— START Source records —

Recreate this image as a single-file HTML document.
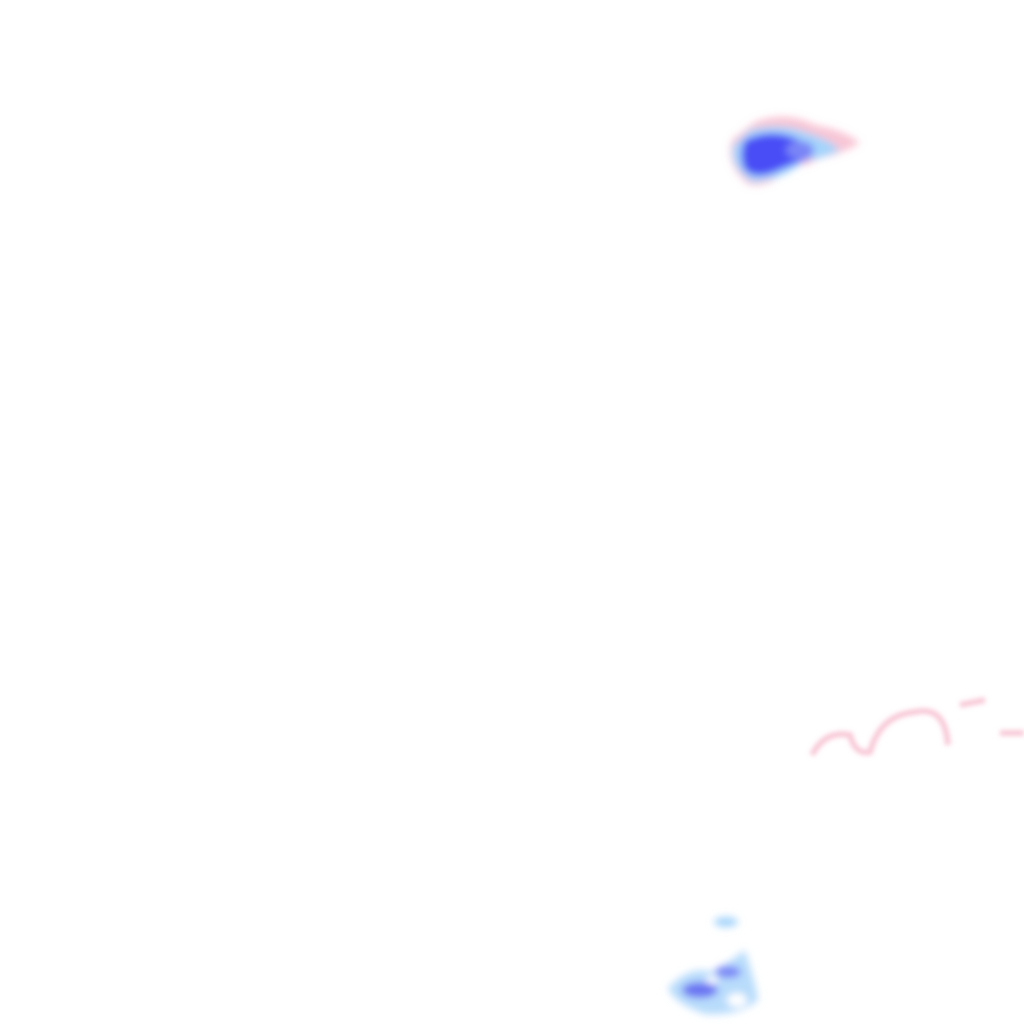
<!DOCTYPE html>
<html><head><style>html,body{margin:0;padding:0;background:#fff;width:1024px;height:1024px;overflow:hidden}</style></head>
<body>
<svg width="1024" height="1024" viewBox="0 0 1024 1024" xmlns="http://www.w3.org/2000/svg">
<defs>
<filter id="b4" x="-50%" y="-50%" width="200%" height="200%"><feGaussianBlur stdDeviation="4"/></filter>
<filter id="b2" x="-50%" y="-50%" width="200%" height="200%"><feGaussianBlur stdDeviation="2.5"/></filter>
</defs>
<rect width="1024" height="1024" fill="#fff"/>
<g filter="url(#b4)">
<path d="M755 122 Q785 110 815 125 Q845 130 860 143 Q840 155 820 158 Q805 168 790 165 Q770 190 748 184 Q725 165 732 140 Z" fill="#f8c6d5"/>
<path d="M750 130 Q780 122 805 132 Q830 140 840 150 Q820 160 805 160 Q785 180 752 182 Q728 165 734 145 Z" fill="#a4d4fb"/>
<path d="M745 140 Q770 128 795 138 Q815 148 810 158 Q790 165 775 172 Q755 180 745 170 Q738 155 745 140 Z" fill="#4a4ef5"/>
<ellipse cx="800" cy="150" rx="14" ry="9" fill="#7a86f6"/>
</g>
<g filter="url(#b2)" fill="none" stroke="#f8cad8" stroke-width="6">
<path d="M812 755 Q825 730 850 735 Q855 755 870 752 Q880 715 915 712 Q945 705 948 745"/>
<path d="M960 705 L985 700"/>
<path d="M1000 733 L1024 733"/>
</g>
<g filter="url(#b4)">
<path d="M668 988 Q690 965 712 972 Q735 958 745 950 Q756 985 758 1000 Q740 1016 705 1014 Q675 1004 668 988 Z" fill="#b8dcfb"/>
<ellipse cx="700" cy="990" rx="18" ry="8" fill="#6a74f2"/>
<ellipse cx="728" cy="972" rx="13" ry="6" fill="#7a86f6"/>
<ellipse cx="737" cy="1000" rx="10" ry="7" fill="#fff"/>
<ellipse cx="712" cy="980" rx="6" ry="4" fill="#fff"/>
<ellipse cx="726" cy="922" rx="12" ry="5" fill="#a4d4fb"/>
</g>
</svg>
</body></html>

— END Source records —
— START Source records —

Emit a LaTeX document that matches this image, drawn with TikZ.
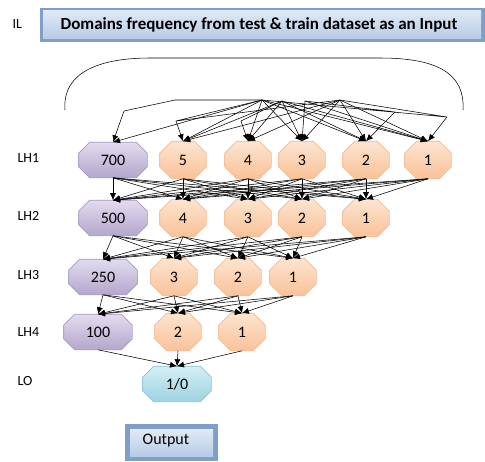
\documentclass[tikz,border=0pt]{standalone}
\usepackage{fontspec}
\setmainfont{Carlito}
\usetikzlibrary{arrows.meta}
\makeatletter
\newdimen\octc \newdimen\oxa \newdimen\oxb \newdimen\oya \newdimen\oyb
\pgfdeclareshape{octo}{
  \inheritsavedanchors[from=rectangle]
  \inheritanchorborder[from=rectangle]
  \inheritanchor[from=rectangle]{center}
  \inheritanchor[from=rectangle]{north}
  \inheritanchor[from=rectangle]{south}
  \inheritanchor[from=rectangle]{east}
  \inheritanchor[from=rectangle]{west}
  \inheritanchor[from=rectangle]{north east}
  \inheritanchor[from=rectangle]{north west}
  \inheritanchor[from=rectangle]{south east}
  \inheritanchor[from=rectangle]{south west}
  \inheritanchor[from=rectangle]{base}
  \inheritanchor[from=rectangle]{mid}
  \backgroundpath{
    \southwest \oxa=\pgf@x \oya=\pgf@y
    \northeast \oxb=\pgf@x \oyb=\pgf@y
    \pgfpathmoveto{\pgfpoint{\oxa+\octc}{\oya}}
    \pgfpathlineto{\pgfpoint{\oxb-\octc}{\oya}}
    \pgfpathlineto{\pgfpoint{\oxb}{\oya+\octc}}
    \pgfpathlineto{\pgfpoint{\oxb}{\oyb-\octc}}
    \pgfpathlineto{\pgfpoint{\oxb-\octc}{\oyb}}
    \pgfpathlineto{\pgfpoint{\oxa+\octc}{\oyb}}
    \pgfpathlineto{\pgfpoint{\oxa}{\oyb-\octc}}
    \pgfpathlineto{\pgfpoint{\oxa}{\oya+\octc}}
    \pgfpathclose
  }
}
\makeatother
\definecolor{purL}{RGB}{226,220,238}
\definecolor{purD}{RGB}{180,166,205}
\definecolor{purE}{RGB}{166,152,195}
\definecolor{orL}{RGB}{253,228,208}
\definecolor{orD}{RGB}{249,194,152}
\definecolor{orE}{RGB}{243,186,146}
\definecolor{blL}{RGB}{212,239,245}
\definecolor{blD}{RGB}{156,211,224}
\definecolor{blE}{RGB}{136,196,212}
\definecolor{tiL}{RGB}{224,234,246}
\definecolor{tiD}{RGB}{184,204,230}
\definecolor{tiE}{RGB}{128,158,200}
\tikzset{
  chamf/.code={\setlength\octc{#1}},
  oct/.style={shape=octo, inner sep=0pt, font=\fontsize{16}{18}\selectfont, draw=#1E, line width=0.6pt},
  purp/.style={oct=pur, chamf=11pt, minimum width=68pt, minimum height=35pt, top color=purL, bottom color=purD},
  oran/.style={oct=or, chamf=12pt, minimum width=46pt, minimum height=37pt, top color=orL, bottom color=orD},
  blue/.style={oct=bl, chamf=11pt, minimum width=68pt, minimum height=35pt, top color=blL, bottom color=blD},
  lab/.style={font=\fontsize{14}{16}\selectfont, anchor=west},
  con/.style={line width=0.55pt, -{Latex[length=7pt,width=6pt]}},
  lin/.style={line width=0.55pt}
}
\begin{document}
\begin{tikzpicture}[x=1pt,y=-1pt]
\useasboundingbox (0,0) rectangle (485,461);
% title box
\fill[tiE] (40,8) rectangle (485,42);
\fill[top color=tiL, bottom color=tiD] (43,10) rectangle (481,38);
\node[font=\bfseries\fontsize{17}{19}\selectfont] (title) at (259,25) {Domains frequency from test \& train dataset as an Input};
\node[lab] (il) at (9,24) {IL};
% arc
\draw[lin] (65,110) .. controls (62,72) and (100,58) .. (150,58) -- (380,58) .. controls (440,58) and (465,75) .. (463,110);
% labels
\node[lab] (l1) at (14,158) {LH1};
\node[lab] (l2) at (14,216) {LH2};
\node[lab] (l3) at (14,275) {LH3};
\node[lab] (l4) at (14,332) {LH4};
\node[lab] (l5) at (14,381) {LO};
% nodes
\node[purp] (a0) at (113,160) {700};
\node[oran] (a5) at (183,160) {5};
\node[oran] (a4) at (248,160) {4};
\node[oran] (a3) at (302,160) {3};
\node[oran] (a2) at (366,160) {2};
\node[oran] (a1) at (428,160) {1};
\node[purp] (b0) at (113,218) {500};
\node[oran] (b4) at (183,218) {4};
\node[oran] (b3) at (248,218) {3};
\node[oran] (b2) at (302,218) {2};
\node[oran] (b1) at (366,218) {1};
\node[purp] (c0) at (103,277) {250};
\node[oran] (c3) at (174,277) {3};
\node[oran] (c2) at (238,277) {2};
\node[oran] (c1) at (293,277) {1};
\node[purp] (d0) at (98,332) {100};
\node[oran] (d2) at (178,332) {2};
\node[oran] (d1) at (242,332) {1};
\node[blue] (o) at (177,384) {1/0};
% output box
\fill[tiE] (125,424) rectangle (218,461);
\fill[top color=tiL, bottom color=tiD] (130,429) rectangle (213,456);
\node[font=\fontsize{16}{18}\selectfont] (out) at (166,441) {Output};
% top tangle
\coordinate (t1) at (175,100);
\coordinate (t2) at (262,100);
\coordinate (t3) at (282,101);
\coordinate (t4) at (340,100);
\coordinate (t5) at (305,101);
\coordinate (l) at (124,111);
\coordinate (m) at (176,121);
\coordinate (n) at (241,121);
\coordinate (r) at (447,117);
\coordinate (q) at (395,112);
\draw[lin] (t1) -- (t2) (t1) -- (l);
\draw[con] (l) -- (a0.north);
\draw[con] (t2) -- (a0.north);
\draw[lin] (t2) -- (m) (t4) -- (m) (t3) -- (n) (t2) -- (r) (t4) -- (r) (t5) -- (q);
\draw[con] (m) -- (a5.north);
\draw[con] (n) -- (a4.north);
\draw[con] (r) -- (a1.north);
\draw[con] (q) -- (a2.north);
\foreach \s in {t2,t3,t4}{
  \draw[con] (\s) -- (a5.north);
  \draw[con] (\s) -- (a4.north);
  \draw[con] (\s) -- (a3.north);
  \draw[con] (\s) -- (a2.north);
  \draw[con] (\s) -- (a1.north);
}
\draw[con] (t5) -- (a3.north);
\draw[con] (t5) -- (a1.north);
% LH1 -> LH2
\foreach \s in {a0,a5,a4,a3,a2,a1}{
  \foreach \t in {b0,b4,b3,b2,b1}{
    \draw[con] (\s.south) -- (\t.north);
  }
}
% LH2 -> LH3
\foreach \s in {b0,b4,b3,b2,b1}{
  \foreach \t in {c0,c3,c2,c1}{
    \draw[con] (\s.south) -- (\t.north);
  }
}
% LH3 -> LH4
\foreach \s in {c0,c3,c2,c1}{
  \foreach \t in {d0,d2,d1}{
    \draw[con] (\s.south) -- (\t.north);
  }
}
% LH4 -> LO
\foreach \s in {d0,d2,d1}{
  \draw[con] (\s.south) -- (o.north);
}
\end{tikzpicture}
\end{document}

— END Source records —

Check each line of the records for "this" and copy the ones that contain it.

The output >>
Recreate this image as a single-file HTML document.
Emit a LaTeX document that matches this image, drawn with TikZ.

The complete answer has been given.